A novidade, por sua vez, consiste em que uma outra tradição ideológico-política foi inseminada nessa estrutura estatal, a que remonta à concepção leninista do partido político. Essa experiência foi preliminarmente feita no governo Olívio Dutra, no Rio Grande do Sul, só que o seu feitio era tão dogmático que excluiu petistas de outras tendências. Eis por que ela terminou por ser objeto de repúdio dentro do próprio PT, precisamente pelos que tinham sido excluídos. Na verdade, criticava-se não a prática, mas a repartição de cargos realizada. O governo atual é mais equânime -para os seus, evidentemente.
Quando há essa apropriação partidária do Estado, há uma ocupação ideológica, pois os "representantes" do partido procuram implementar sua ideologia em todas as instituições estatais. Isso já acontece no Ministério do Desenvolvimento Agrário, ocupado pelo MST e pela CPT, onde a ideologia da teologia/ filosofia da libertação, vertente comunista-cristã, é sustentada como a que deveria reger todos os órgãos do Estado.
Em menor medida, esse processo começa a ocorrer no Ministério da Educação, via a demagogia lá instalada, pela qual uma espécie de "pedagogês" esquerdizante passa a comandar as decisões. Esse pedagogês aparece mascarado de cientificidade, sob o manto da avaliação da avaliação ou da didática da didática, desmontando o que foi feito e introduzindo sub-repticiamente uma pedagogia dos oprimidos, isto é, a hegemonia do partido, ou mesmo do MST.
O aburguesamento dos militantes poderia contra-arrestar essa tendência esquerdista. Essa leitura é bem plausível, podendo indicar um caminho que estaria sendo percorrido. Uma outra leitura é, porém, também possível. Esses militantes poderiam agarrar-se ao poder de qualquer forma, pois perderiam o emprego em caso de derrota eleitoral. Como muitas dessas pessoas são pouco qualificadas, não encontrariam emprego de mesmo nível na iniciativa privada.

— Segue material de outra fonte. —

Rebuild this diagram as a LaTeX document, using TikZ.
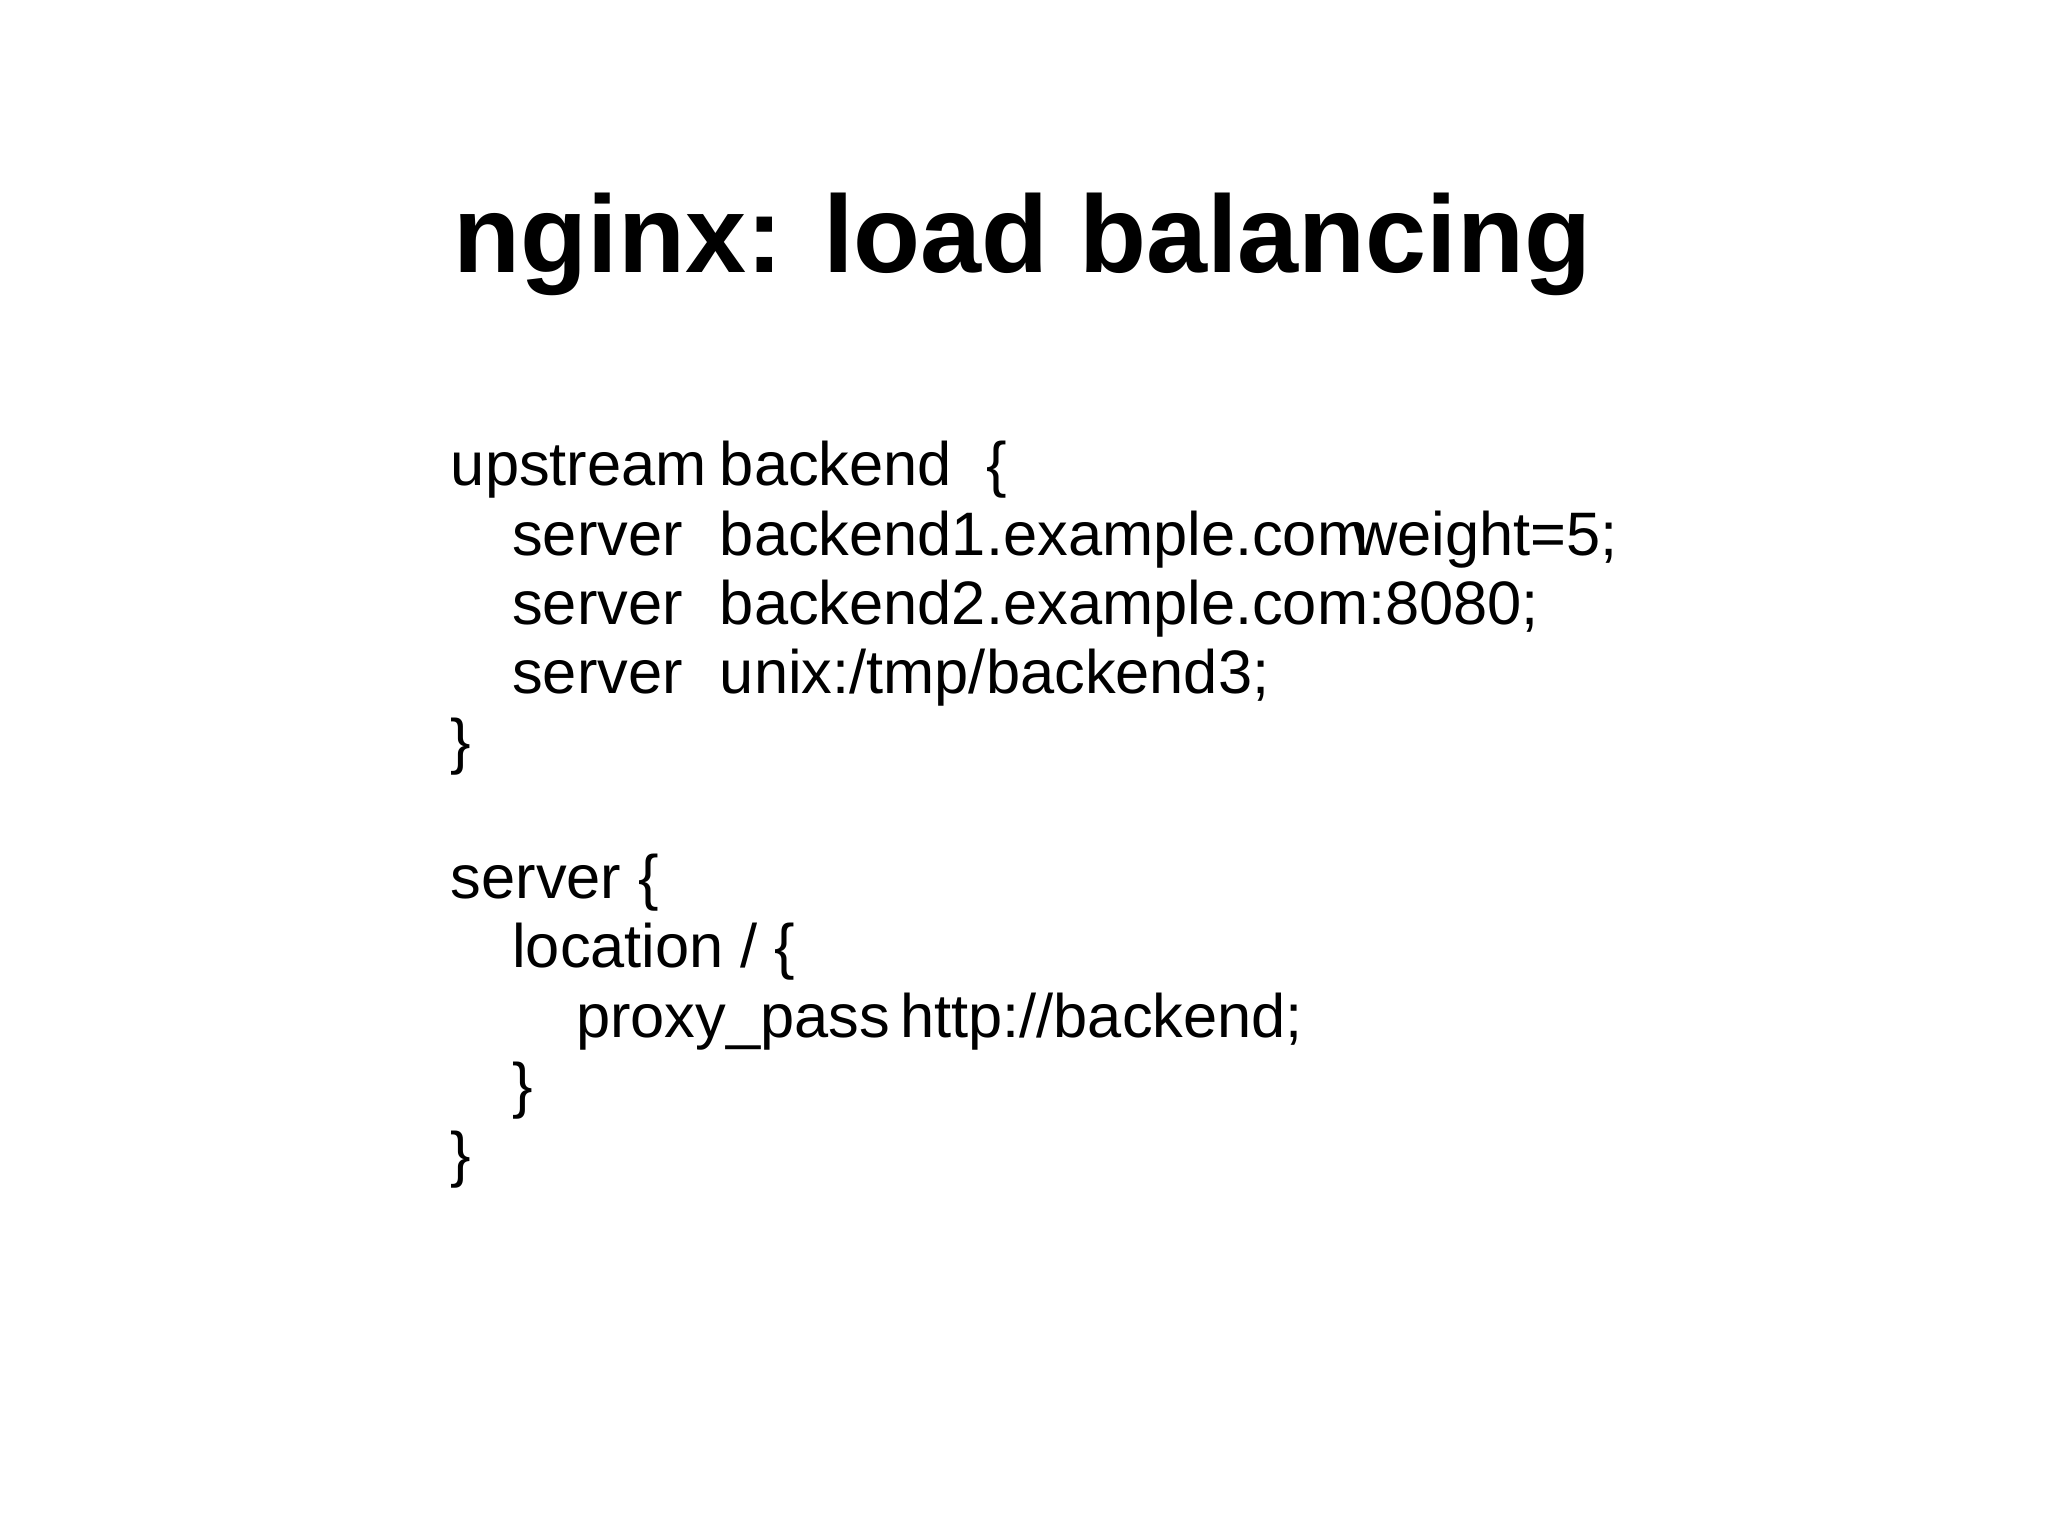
\documentclass[tikz,border=0pt]{standalone}
\usepackage{fontspec}
\setmainfont{Liberation Sans}
\begin{document}
\begin{tikzpicture}[x=1pt,y=-1pt,
  code/.style={anchor=base west,inner sep=0pt,font=\fontsize{47}{52}\selectfont},
  ttl/.style={anchor=base west,inner sep=0pt,font=\fontsize{84}{90}\selectfont\bfseries}]
\useasboundingbox (0,0) rectangle (1568,1176);
\fill[white] (0,0) rectangle (1568,1176);
\node[ttl] (t) at (347,209) {nginx: load balancing};
\node[code] (a1) at (345,372) {upstream};
\node[code] (a2) at (551,372) {backend\ \ \{};
\node[code] (b1) at (392,425) {server};
\node[code] (b2) at (551,425) {backend1.example.com};
\node[code] (b3) at (1036,425) {weight=5;};
\node[code] (c1) at (392,478) {server};
\node[code] (c2) at (551,478) {backend2.example.com:8080;};
\node[code] (d1) at (392,531) {server};
\node[code] (d2) at (551,531) {unix:/tmp/backend3;};
\node[code] (e1) at (345,584) {\}};
\node[code] (f1) at (345,688) {server \{};
\node[code] (g1) at (392,741) {location / \{};
\node[code] (h1) at (441,794) {proxy\_pass};
\node[code] (h2) at (689,794) {http://backend;};
\node[code] (i1) at (392,847) {\}};
\node[code] (j1) at (345,900) {\}};
\end{tikzpicture}
\end{document}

Por último, o PT se fortalece por intermédio das contribuições, que são obrigatoriamente deduzidas dos salários, segundo percentuais partidariamente estabelecidos. O partido se torna mais importante na medida em que ocupa mais cargos, dando lugar a uma relação proporcional de mútuo benefício. O partido ganha, o Estado perde.
Muitas vezes torna-se difícil ver o que de novo está acontecendo, pois o nosso olhar permanece orientado por uma espécie de repetição que não é uma. No meio desse embate, encontramo-nos todos nós.

Denis Lerrer Rosenfield, 52, doutor pela Universidade de Paris 1, é professor titular de filosofia da Universidade Federal do Rio Grande do Sul e editor da revista "Filosofia Política".